To say Ladyhawk is a band that makes good but unmemorable rock and roll is to slight the group, but not by much. Fact is, the first two songs on "Shots," the band's second LP, likely will stick in your head long after you're down with the album and pop into your mind from time to time. Problem is, nothing else on the album makes much of an impression. Rock and roll really is the best way to label the band. Guitar-driven rock 'n' roll. The band leans alternately on folk rock, blues rock and alt country, but at its best, Ladyhawk pops both power and punk. The element that links all these songs and influences to a particular sound is a layer of grunge that's draped over the entire album. It's a sound that belongs in, maybe, 1993, somewhere between the alt-rock explosion of the early '90s and the subsequent regression to the underground that alt rock led to a few years later.
Back to that opening pair of songs, the album races off to a bouncing start with rhythmic guitars chugging along, drums popping and a backdrop of swirling, high-pitched synthesizer (maybe?). And "I Don't Always Know What You're Saying" introduces a topic the band revisits throughout the album -- the confusion in relationships. The dejection in Duffy Driediger's slacker vocals is perfect for the theme. "You can call if you want to," he cries. "I never see you!" His voice is even more effective later in the song, as he repeats the title, crescendoing into impassioned pain. "S.T.H.D." is almost as good, falling short only because of its regrettably short length. Crunchy guitar strumming opens the tune, which builds to a clamor and nervous tension in the chorus. But after two verse-chorus cycles and some terrific soloing, the song ends abruptly at less than two minutes and leaves you pining for more. It could be a shrewd move, but it sets the bar too high for the band to make good.
"Fear"'s tinny, lazy lounge sound is awkward and almost cumbersome. Never again would the album regain the consistent catchy rockness of the first two songs, though "Fear," and most songs on the rest of the album, do achieve some fleeting moments of uppercase rock. The chorus is big, and moving: "I just wanna feel something other than fear. I don't wanna go back but I can't stay here." Driediger crescendos into that passion and pain again when he repeats "Anymore now!" over and over before the band builds into a big, brilliant finish. But "Corpse Paint" opens with a return to that awkward, lazy style that started "Fear," and the back and forth becomes distracting. I'm all for dynamics. I prefer bands that can contrast fast with slow, soft or quiet with hard or loud, but Ladyhawk only engages me when it keeps the tempo up. The band does kick in again and rock out late, Driediger hits those depressed moments of passion again, but overall the sound of dirgey '70s trad rock dominates like cement boots. "(I'll Be Your) Ashtray" opens like the previous two songs, with that lazy, jazzy lounge style that sounds like the band is playing the notes wrong. It never makes that expected jump to big rock, though, instead slowly building to it. Again, it does grab me eventually, it just takes too long to get there. But I'm all for the subservient, just-wanna-be-near-you sentiment of the song: "I'll be your ashtray, if you need me, 'cause I only wanna feel you burnin.'"

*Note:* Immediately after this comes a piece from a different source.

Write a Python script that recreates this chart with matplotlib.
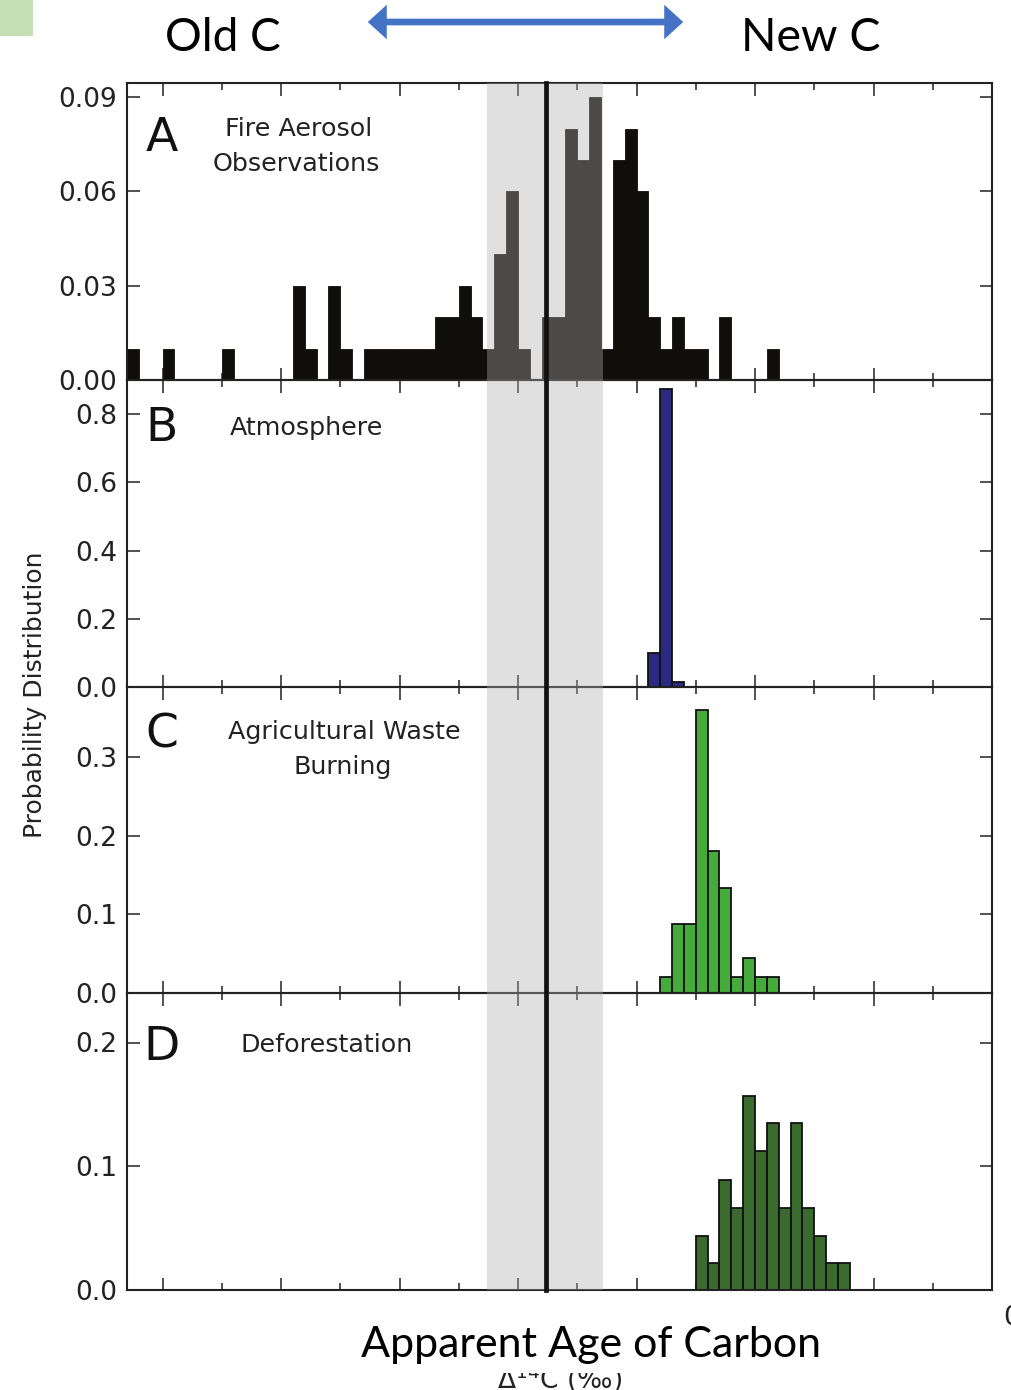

Driediger's at his dejected best on "Faces if Death," completely defeated as he sings "I know there's no such thing as endless love, only a joke told in very poor taste that somehow keeps cracking me up." The sad, slow and twangy music is perfect for that sentiment, but again leaves me somewhat underwhelmed, but the band seems to be getting closer to getting the down-tempo thing done right. The rockout in this song again is excellent -- loud and clamorous with a great guitar solo -- but stays slow, an interesting change of the formula that developed after the first two songs. "Night Your Beautiful" and "You Ran" find Ladyhawk attempting to regain that punky power pop and stick-with-youness the album's first tracks attained, but both fell short, retaining too much of that awkwardness that appears in the downbeat moments.
On the album's closer, "Ghost Blues," Ladyhawk tries to show off its chops, its ability to jam. Always slow and dark, it is an effectively creepy and haunting track. Surprisingly for a slow-moving song, "Ghost Blues" doesn't seem like it's 10-and-a-half minutes long, thanks to several entertaining guitar solos and subtle changes of direction. But it does seem like it's eight minutes long, which seems like two minutes too many.
Despite the numerous flaws on "Shots," it's worth a listen by anyone stuck in the heydays of grunge and indie rock and by anyone enamored of indie rock that pilfers '70s trad. By mixing in so many high points among the low points, it is at times very memorable. It's just too frustrating. And if there was an "I Don't Always Know What You're Saying" single out there with an "S.T.H.D." B-side, I'd grab it and listen to it frequently. It would be the best single of the year so far. It's a shame the rest of the album doesn't hold up, but hopefully Ladyhawk will learn to harness its strengths for a more consistent record in the future.